Однако не в этом состоял роковой изъян идеи. Революционные недели должны были состоять из десяти дней, и вовсе не надо быть математиком, чтобы догадаться, что это автоматически сокращает количество выходных, а вот это проделывать с французами не рекомендуется. Чтобы как-то сгладить столь щекотливый момент, правительство объявило, что «воскресенье отменяется во имя революционной идеи». Кроме того, пять-шесть праздников в новом календаре — это было ничто в сравнении со старыми добрыми католическими днями святых. Народ, конечно, с большой радостью порубил несколько священников, но терять свои кровные церковные праздники никому не хотелось.
Так что для французов стало огромным облегчением, когда в 1805 году Наполеон отменил революционный календарь и восстановил нелогичную старую систему, добавив в качестве бонуса новый праздник — 14 июля, который иначе носил бы довольно хилое название «День шалфея».
Французы снова опасны
Что бы бритты ни думали по поводу Революции, Франция не позволяла им расслабляться.
В ноябре 1792 года высший законодательный и исполнительный орган Франции, теперь уже Конвент, выпустил эдикт о братстве, призывающий угнетенных субъектов всех европейских монархий к восстанию и свержению своих правителей. Конвент декларировал, что готов оказать помощь гражданам любой страны, решившим «обрести свободу». Понятное дело, монархи Британии, Пруссии, Голландии и Испании без энтузиазма восприняли это публичное приглашение к бунту, а 1 февраля 1793 года (иначе — в день брокколи, двенадцатый день плювиоза, в год первый) Франция еще яснее обозначила свою позицию, объявив войну Британии.
Был принят новый закон, обязывающий каждого дееспособного и неженатого мужчину вступить в революционную армию. Как и следовало ожидать, это вызвало ажиотаж в брачном бизнесе, поскольку холостяки кинулись жениться на ком ни попадя. Говорят, что французские вдовы никогда еще не были так счастливы. Но все равно около полумиллиона мужчин встали под ружье, и, хотя многие из них вскоре дезертировали или открыто восстали против своих офицеров, Франция по-прежнему являла собой грозного противника.

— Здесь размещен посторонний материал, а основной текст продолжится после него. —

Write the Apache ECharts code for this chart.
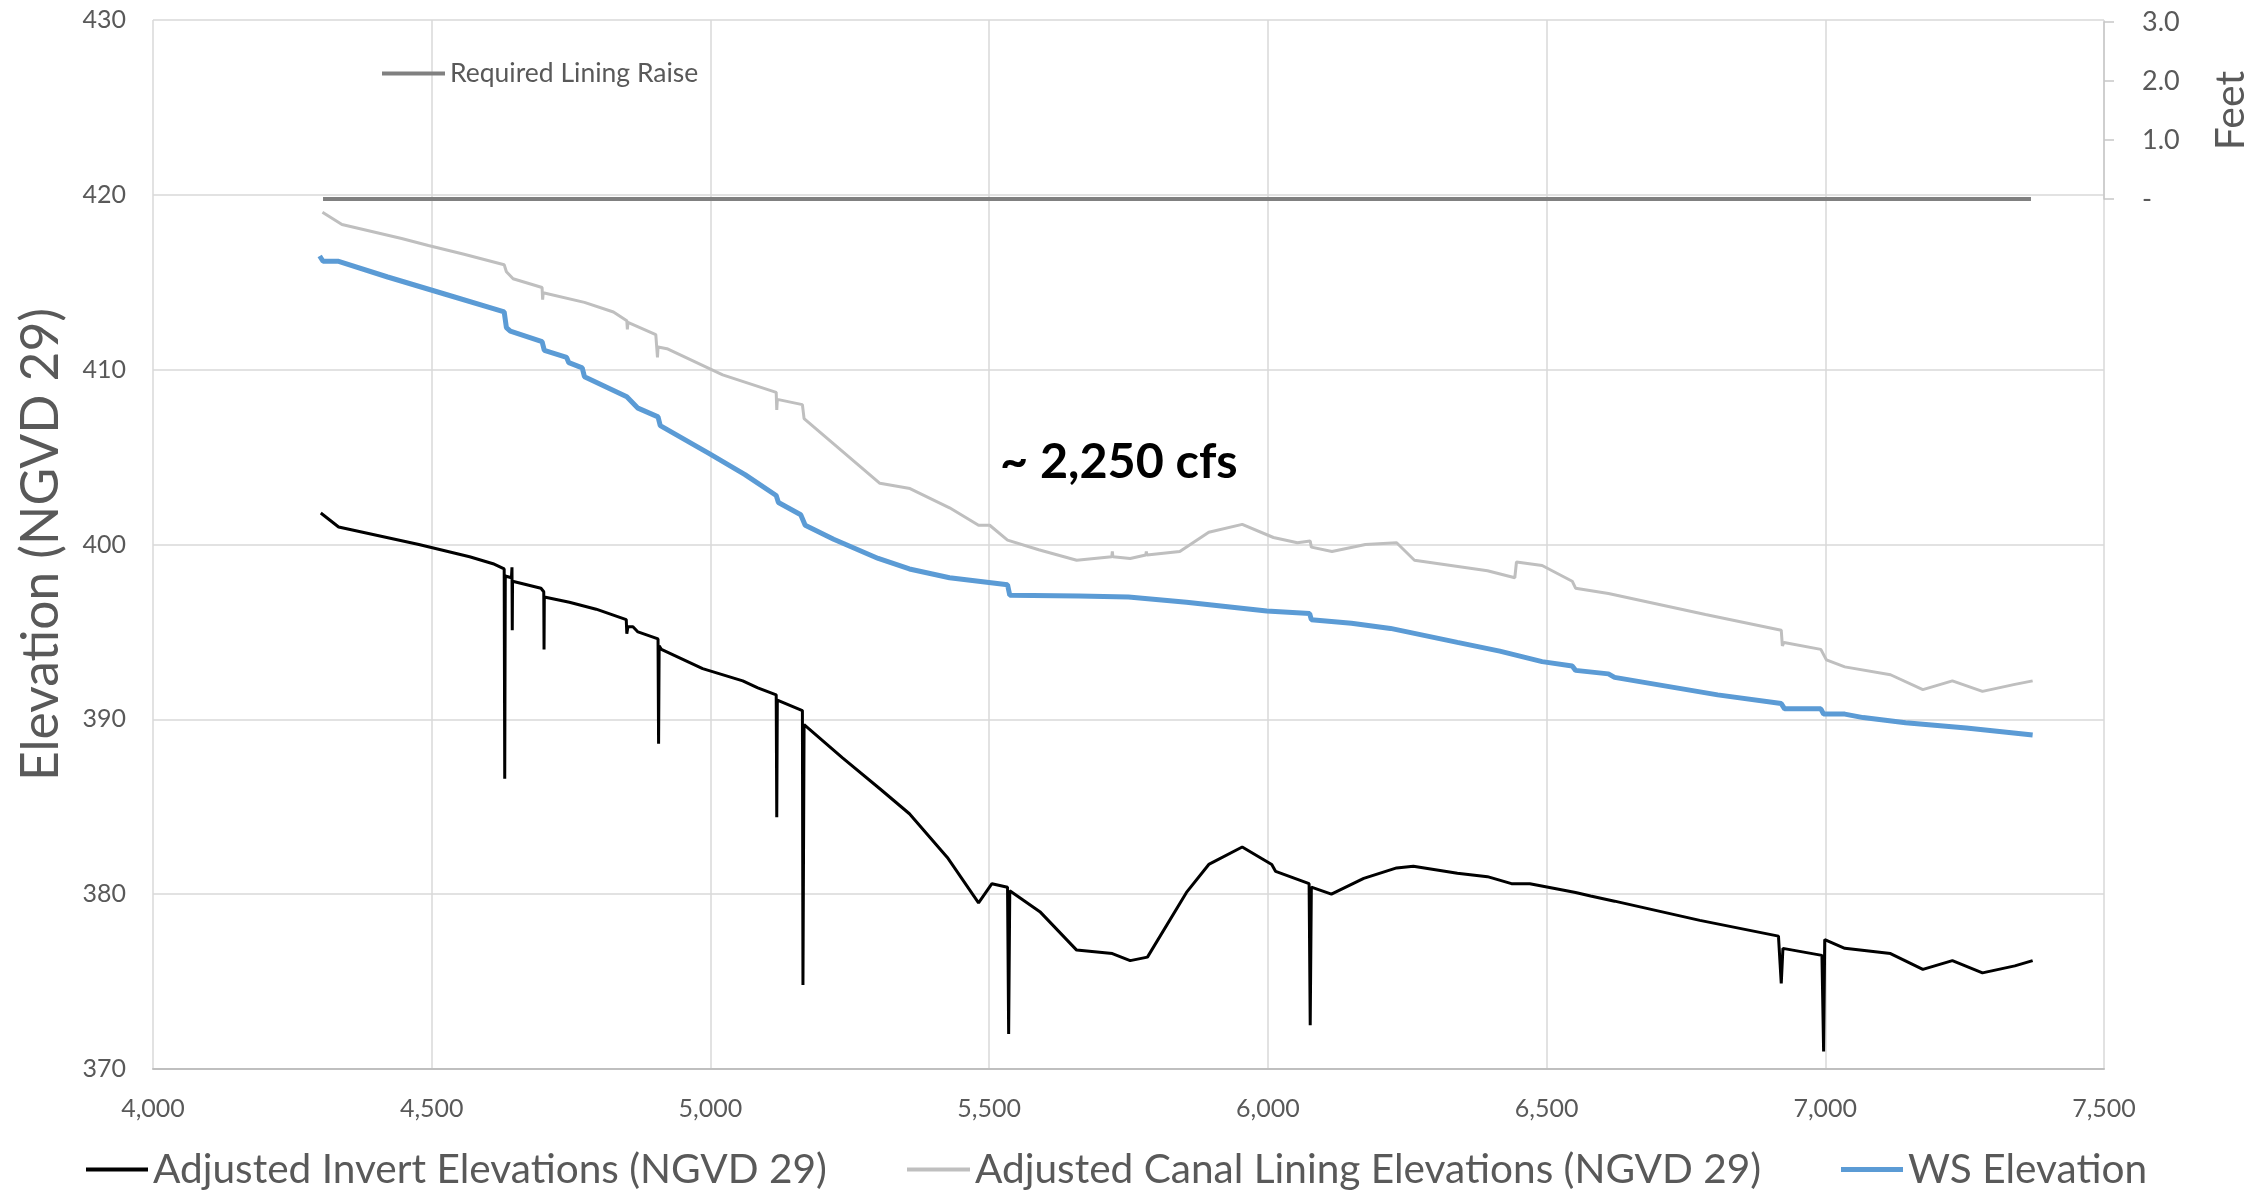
<!DOCTYPE html>
<html>
<head>
<meta charset="utf-8">
<script src="https://cdn.jsdelivr.net/npm/echarts@6/dist/echarts.min.js"></script>
<style>
html,body{margin:0;padding:0;background:#fff;}
#chart{width:2250px;height:1191px;}
</style>
</head>
<body>
<div id="chart"></div>
<script>
// ---- Data (station, elevation) ----
const invertPoints = [
  [4301,401.8],[4317,401.4],[4333,401.0],[4477,400.0],[4568,399.3],[4610,398.9],[4630,398.6],
  [4631,386.6],[4632,398.2],[4643,398.1],[4644,398.7],[4644.5,395.1],[4645,397.9],
  [4696,397.5],[4701,397.3],[4701.5,394.0],[4702,397.0],[4747,396.7],[4795,396.3],
  [4849,395.7],[4850,394.9],[4852,395.3],[4861,395.3],[4870,395.0],[4906,394.6],
  [4907,388.6],[4908,394.2],[4912,394.0],[4986,392.9],[5058,392.2],[5085,391.8],
  [5118,391.4],[5119,384.4],[5120,391.1],[5165,390.5],[5166,374.8],[5168,389.7],
  [5237,387.8],[5305,386.0],[5357,384.6],[5425,382.1],[5481,379.5],[5505,380.6],
  [5533,380.4],[5535,372.0],[5537,380.2],[5591,379.0],[5657,376.8],[5721,376.6],
  [5753,376.2],[5784,376.4],[5854,380.1],[5894,381.7],[5954,382.7],[6007,381.7],
  [6014,381.3],[6074,380.6],[6076,372.5],[6078,380.4],[6114,380.0],[6172,380.9],
  [6231,381.5],[6261,381.6],[6340,381.2],[6394,381.0],[6437,380.6],[6470,380.6],
  [6503,380.4],[6552,380.1],[6579,379.9],[6622,379.6],[6775,378.5],[6916,377.6],
  [6921,374.9],[6924,376.9],[6994,376.5],[6997,371.0],[6999,377.4],[7035,376.9],
  [7117,376.6],[7175,375.7],[7228,376.2],[7282,375.5],[7340,375.9],[7372,376.2]
];
const liningPoints = [
  [4304,419.0],[4339,418.3],[4446,417.5],[4494,417.1],[4558,416.6],[4630,416.0],
  [4634,415.6],[4646,415.2],[4698,414.7],[4699,414.0],[4700,414.4],[4774,413.85],
  [4826,413.3],[4850,412.8],[4851,412.3],[4852,412.7],[4902,412.0],[4905,410.7],
  [4906,411.3],[4922,411.2],[5022,409.7],[5118,408.7],[5119,407.7],[5120,408.3],
  [5165,408.0],[5168,407.2],[5304,403.5],[5358,403.2],[5429,402.1],[5481,401.1],
  [5501,401.1],[5533,400.25],[5589,399.7],[5657,399.1],[5720,399.3],[5721,399.6],
  [5722,399.3],[5753,399.2],[5781,399.4],[5782,399.6],[5783,399.4],[5842,399.6],
  [5894,400.7],[5954,401.15],[6010,400.4],[6053,400.1],[6076,400.2],[6078,399.85],
  [6115,399.6],[6175,400.0],[6231,400.1],[6263,399.1],[6394,398.5],[6443,398.1],
  [6446,399.0],[6492,398.8],[6546,397.9],[6552,397.5],[6611,397.2],[6785,396.0],
  [6921,395.1],[6923,394.2],[6926,394.4],[6992,394.0],[7002,393.4],[7035,393.0],
  [7117,392.55],[7175,391.7],[7228,392.2],[7282,391.6],[7340,392.0],[7372,392.2]
];
const wsPoints = [
  [4299,416.5],[4305,416.2],[4333,416.2],[4421,415.3],[4526,414.3],[4630,413.3],
  [4634,412.4],[4641,412.2],[4698,411.6],[4702,411.1],[4742,410.7],[4746,410.4],
  [4770,410.1],[4774,409.6],[4850,408.45],[4870,407.8],[4906,407.3],[4910,406.8],
  [4998,405.2],[5062,404.0],[5118,402.8],[5122,402.4],[5162,401.7],[5170,401.1],
  [5221,400.3],[5301,399.2],[5357,398.6],[5429,398.1],[5533,397.7],[5537,397.1],
  [5661,397.06],[5750,397.0],[5854,396.7],[5998,396.2],[6075,396.05],[6078,395.7],
  [6150,395.5],[6220,395.2],[6340,394.4],[6416,393.9],[6492,393.3],[6546,393.05],
  [6552,392.8],[6611,392.6],[6622,392.4],[6807,391.4],[6921,390.9],[6927,390.6],
  [6992,390.6],[6997,390.3],[7035,390.3],[7068,390.1],[7144,389.8],[7253,389.5],
  [7372,389.1]
];
const raisePoints = [[4305,0],[7369,0]];

const seriesNames = [
  'Adjusted Invert Elevations (NGVD 29)',
  'Adjusted Canal Lining Elevations (NGVD 29)',
  'WS Elevation',
  'Required Lining Raise'
];
const annotationText = '~ 2,250 cfs';
const leftAxisTitle = 'Elevation (NGVD 29)';
const rightAxisTitle = 'Feet';

const FONT = 'Lato, "Noto Sans", sans-serif';
const LABEL = '#595959';
const GRID = '#d9d9d9';

const chart = echarts.init(document.getElementById('chart'), null, {renderer:'canvas'});

function legendFor(name, left, top, w, h, size){
  return {
    data:[name], left:left, top:top, padding:0, itemGap:0,
    icon:'rect', itemWidth:w, itemHeight:h,
    textStyle:{fontFamily:FONT, fontSize:size, color:LABEL}
  };
}

chart.setOption({
  animation:false,
  backgroundColor:'#fff',
  grid:[
    {left:153, right:146, top:20, bottom:122, outerBoundsMode:'none', containLabel:false},
    {left:153, right:146, top:22, height:177, outerBoundsMode:'none', containLabel:false}
  ],
  xAxis:[
    {type:'value', gridIndex:0, min:4000, max:7500, interval:500,
     axisLine:{show:true, lineStyle:{color:'#bfbfbf', width:2}},
     axisTick:{show:false},
     axisLabel:{margin:27, color:LABEL, fontFamily:FONT, fontSize:25,
       formatter:v=>v.toLocaleString('en-US')},
     splitLine:{show:true, lineStyle:{color:GRID, width:1.5}}},
    {type:'value', gridIndex:1, min:4000, max:7500, show:false}
  ],
  yAxis:[
    {type:'value', gridIndex:0, min:370, max:430, interval:10,
     name:leftAxisTitle, nameLocation:'middle', nameGap:86, nameRotate:90,
     nameTextStyle:{fontFamily:FONT, fontSize:51.5, color:LABEL},
     axisLine:{show:false}, axisTick:{show:false},
     axisLabel:{margin:27, color:LABEL, fontFamily:FONT, fontSize:25},
     splitLine:{show:true, lineStyle:{color:GRID, width:1.5}}},
    {type:'value', gridIndex:1, position:'right', min:0, max:3, interval:1,
     name:rightAxisTitle, nameLocation:'middle', nameGap:106, nameRotate:90,
     nameTextStyle:{fontFamily:FONT, fontSize:41, color:LABEL},
     axisLine:{show:true, lineStyle:{color:'#c8c8c8', width:1.5}},
     axisTick:{show:true, inside:false, length:10, lineStyle:{color:'#c8c8c8', width:1.5}},
     axisLabel:{margin:38, color:LABEL, fontFamily:FONT, fontSize:27,
       formatter:v=> v===0 ? '-' : v.toFixed(1)},
     splitLine:{show:false}}
  ],
  legend:[
    legendFor(seriesNames[0], 86, 1149, 62, 4, 40.6),
    legendFor(seriesNames[1], 907, 1149, 63, 4, 40.6),
    legendFor(seriesNames[2], 1841, 1149, 62, 5, 40.6),
    legendFor(seriesNames[3], 382, 60, 63, 4, 26.5)
  ],
  graphic:[
    {type:'text', x:1000, y:462,
     style:{text:annotationText, font:'bold 48.5px '+FONT, fill:'#000', align:'left', verticalAlign:'middle'}}
  ],
  series:[
    {name:seriesNames[0], type:'line', xAxisIndex:0, yAxisIndex:0, data:invertPoints,
     showSymbol:false, symbol:'none', color:'#000000', itemStyle:{color:'#000000'},
     lineStyle:{color:'#000000', width:3}, z:3},
    {name:seriesNames[1], type:'line', xAxisIndex:0, yAxisIndex:0, data:liningPoints,
     showSymbol:false, symbol:'none', color:'#bfbfbf', itemStyle:{color:'#bfbfbf'},
     lineStyle:{color:'#bfbfbf', width:3}, z:3},
    {name:seriesNames[2], type:'line', xAxisIndex:0, yAxisIndex:0, data:wsPoints,
     showSymbol:false, symbol:'none', color:'#5b9bd5', itemStyle:{color:'#5b9bd5'},
     lineStyle:{color:'#5b9bd5', width:5}, z:3},
    {name:seriesNames[3], type:'line', xAxisIndex:1, yAxisIndex:1, data:raisePoints,
     showSymbol:false, symbol:'none', color:'#808080', itemStyle:{color:'#808080'},
     lineStyle:{color:'#808080', width:4}, z:4}
  ]
});
</script>
</body>
</html>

Британия неожиданно столкнулась с тройной французской угрозой. Мало того что предстояла война с революционной Францией, беспокойство внушали и 70 000 беженцев-роялистов, в то время как Париж активно подстрекал британцев к революции.
Британия не могла доверять французским беженцам, отчасти из-за того, что они — французы, но еще и потому, что самые знатные их представители — граф д’Артуа (внук Людовика XV) и его сын, герцог де Берри, — были законными членами династии Бурбонов, то есть семьи Людовика XIV, который буквально разорил Британию своими войнами. Поэтому Питт и его правительство протолкнули через парламент «Акт об иностранцах», вынуждающий французских эмигрантов регистрироваться у мирового судьи, тем самым устанавливая для них что-то вроде не ограниченного временным пределом испытательного срока.
Это было подкреплено также «Актом об изменнической переписке», который разрешал вскрытие и цензуру писем, отправляемых во Францию, а также запрещал всякую торговлю с Францией и активную поддержку Революции.
Страх перед возможной британской революцией заставил Питта и компанию самих стать диктаторами. Публичные собрания оказались под запретом, а нарушителей порядка и спокойствия отправляли в новую исправительную колонию — Австралию. Питт решил, что ему легче заплатить другим врагам Франции — прежде всего Австрии и Пруссии, — чтобы те воевали с французами, и это отчасти объясняет, почему британская интервенция во Франции выглядела столь нерешительной.
Скажем, летом 1793 года бритты послали флот на завоевание южного французского порта Тулон. Местные власти на самом деле приветствовали это вторжение, но захватчики объявили, что прибыли вовсе не для смены правящего режима, и вскоре их изгнал храбрый двадцатичетырехлетний капитан артиллерии, корсиканец Бонапарт, который занял стратегические форты и бомбардировками принудил британцев к отступлению. Когда Тулон был отбит, роялистов зверски казнили, а некоторых так просто разорвали пушечными ядрами. Контрреволюция, как водится, оказалась делом неблагодарным.